We reached the village of Guenrouet with its attractive slate church, and had a beer while waiting for the 5pm book-in time. The village is on a small hill above the canal. There were quite a few touring boats in the "port" below; there was a festive crowd eating and drinking till late. We had a galette (local buckwheat pancake) with filling for supper, washed down with the good produce of the local cider-house. We stayed overnight at a very comfortable house, Ty Canal d'Or, conveniently close to the canal.

After doing a bit of reading, we have decided not to go on to Brest, but rather swing west off the canal in 2 days and go down to the prettier town of Vannes with its more interesting coastline. We can also get a direct train ticket to Charles de Gaulle airport from there. It means we will have two days less cycling, but we figure that we will need a few days to simmer down after being continuously on the move for 80 days.

Looking back to Nantes across the River Erdre.

By sticking to the river bank we had some idea of where we were.

Eventually we reached the canal and towpath.

The slate church in Blain.

Lunch at a lock.

Chasing barges.

Cider is served in teacups. Maybe that makes it look more respectable, or you can disguise what you're drinking.

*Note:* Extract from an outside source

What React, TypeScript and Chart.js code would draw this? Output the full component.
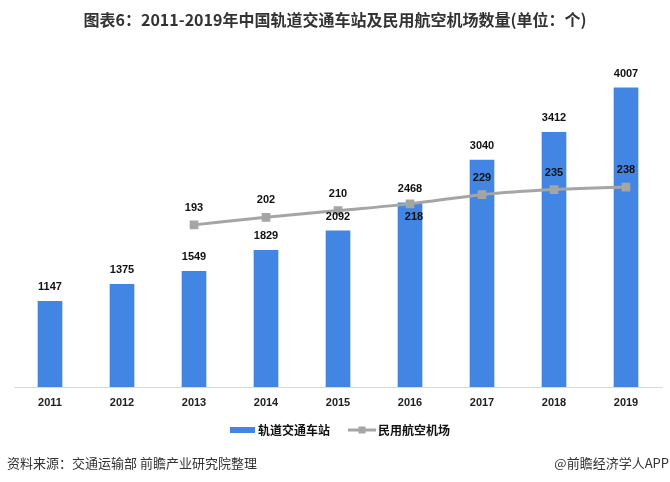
import { useEffect, useRef } from "react";
import { Chart, registerables } from "chart.js";

Chart.register(...registerables);

const years = ["2011", "2012", "2013", "2014", "2015", "2016", "2017", "2018", "2019"];
const stations = [1147, 1375, 1549, 1829, 2092, 2468, 3040, 3412, 4007];
const airports = [null, null, 193, 202, 210, 218, 229, 235, 238];
const airportLabelBelow = [false, false, false, false, false, true, false, false, false];
const seriesNames = ["轨道交通车站", "民用航空机场"];
const titleText = "图表6：2011-2019年中国轨道交通车站及民用航空机场数量(单位：个)";
const sourceText = "资料来源：交通运输部 前瞻产业研究院整理";
const brandText = "@前瞻经济学人APP";

const BAR_COLOR = "#4285E2";
const LINE_COLOR = "#A5A5A5";
const CJK = '"Noto Sans CJK SC", "Noto Sans", sans-serif';
const NUM = '"Liberation Sans", Arial, sans-serif';

const decorPlugin = {
  id: "decor",
  afterDatasetsDraw(chart: any) {
    const ctx = chart.ctx;
    ctx.save();
    ctx.textAlign = "center";
    ctx.textBaseline = "middle";
    ctx.fillStyle = "#111";
    ctx.font = `bold 11px ${NUM}`;
    const barMeta = chart.getDatasetMeta(1);
    barMeta.data.forEach((el: any, i: number) => {
      ctx.fillText(String(stations[i]), el.x, el.y - 14);
    });
    const lineMeta = chart.getDatasetMeta(0);
    lineMeta.data.forEach((el: any, i: number) => {
      const v = airports[i];
      if (v == null) return;
      if (airportLabelBelow[i]) ctx.fillText(String(v), el.x + 4, el.y + 13);
      else ctx.fillText(String(v), el.x, el.y - 17);
    });
    ctx.restore();
  },
  afterDraw(chart: any) {
    const ctx = chart.ctx;
    const w = chart.width;
    ctx.save();
    // title
    ctx.fillStyle = "#333";
    ctx.textAlign = "center";
    ctx.textBaseline = "middle";
    ctx.font = `bold 16px ${CJK}`;
    ctx.fillText(titleText, w / 2 + 0, 20);

    // legend
    const ly = 430;
    ctx.fillStyle = BAR_COLOR;
    ctx.fillRect(230, ly - 3, 25, 6);
    ctx.fillStyle = "#111";
    ctx.textAlign = "left";
    ctx.font = `bold 12px ${CJK}`;
    ctx.fillText(seriesNames[0], 258, ly);
    ctx.strokeStyle = LINE_COLOR;
    ctx.lineWidth = 3;
    ctx.beginPath();
    ctx.moveTo(348, ly);
    ctx.lineTo(376, ly);
    ctx.stroke();
    ctx.fillStyle = LINE_COLOR;
    ctx.fillRect(362 - 3.5, ly - 3.5, 7, 7);
    ctx.fillStyle = "#111";
    ctx.fillText(seriesNames[1], 378, ly);

    // footer
    ctx.fillStyle = "#333";
    ctx.font = `13px ${CJK}`;
    ctx.textAlign = "left";
    ctx.fillText(sourceText, 7, 463);
    ctx.textAlign = "right";
    ctx.fillText(brandText, 669, 463);
    ctx.restore();
  },
};

export default function App() {
  const ref = useRef<HTMLCanvasElement | null>(null);

  useEffect(() => {
    if (!ref.current) return;
    const chart = new Chart(ref.current, {
      type: "bar",
      data: {
        labels: years,
        datasets: [
          {
            type: "line",
            label: seriesNames[1],
            data: airports as any,
            yAxisID: "y1",
            borderColor: LINE_COLOR,
            backgroundColor: LINE_COLOR,
            borderWidth: 3,
            tension: 0.4,
            cubicInterpolationMode: "monotone",
            pointStyle: "rect",
            pointRadius: 4,
            pointBackgroundColor: LINE_COLOR,
            pointBorderColor: LINE_COLOR,
            order: 0,
          } as any,
          {
            type: "bar",
            label: seriesNames[0],
            data: stations,
            yAxisID: "y",
            backgroundColor: BAR_COLOR,
            barThickness: 24,
            order: 1,
          } as any,
        ],
      },
      options: {
        responsive: false,
        animation: false,
        devicePixelRatio: 1,
        layout: { padding: { top: 51, left: 14, right: 8, bottom: 0 } },
        plugins: {
          legend: { display: false },
          title: { display: false },
          tooltip: { enabled: false },
        },
        scales: {
          x: {
            grid: { display: false, drawTicks: false },
            border: { display: true, color: "#D9D9D9", width: 1 },
            ticks: {
              color: "#222",
              font: { family: NUM, size: 11, weight: "bold" },
              padding: 9,
              maxRotation: 0,
            },
            afterFit(scale: any) {
              scale.height = 95;
            },
          },
          y: { display: false, min: 0, max: 4500 },
          y1: { display: false, min: 0, max: 400, position: "right" },
        },
      } as any,
      plugins: [decorPlugin],
    });
    return () => chart.destroy();
  }, []);

  return (
    <div style={{ position: "absolute", left: 0, top: 0, width: 670, height: 482, background: "#fff" }}>
      <canvas ref={ref} width={670} height={482} style={{ display: "block" }} />
    </div>
  );
}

Evening on the canal at Guenrouet. 

1 comment:

  1. You did well to get to Blain - the route is poorly signposted out of Nantes! But it's easy to follow from there and the whole route is a delight - pretty locks, quiet rural countryside, some sweet towns and villages. Can't believe you're coming to the end of your epic! Will you be content that you've cycled thru so many countries, seen things from such a 'down-to'earth' persepective, or do you think it will be hard to settle back into your previous lives? Whatever, you've followed a wonderful path.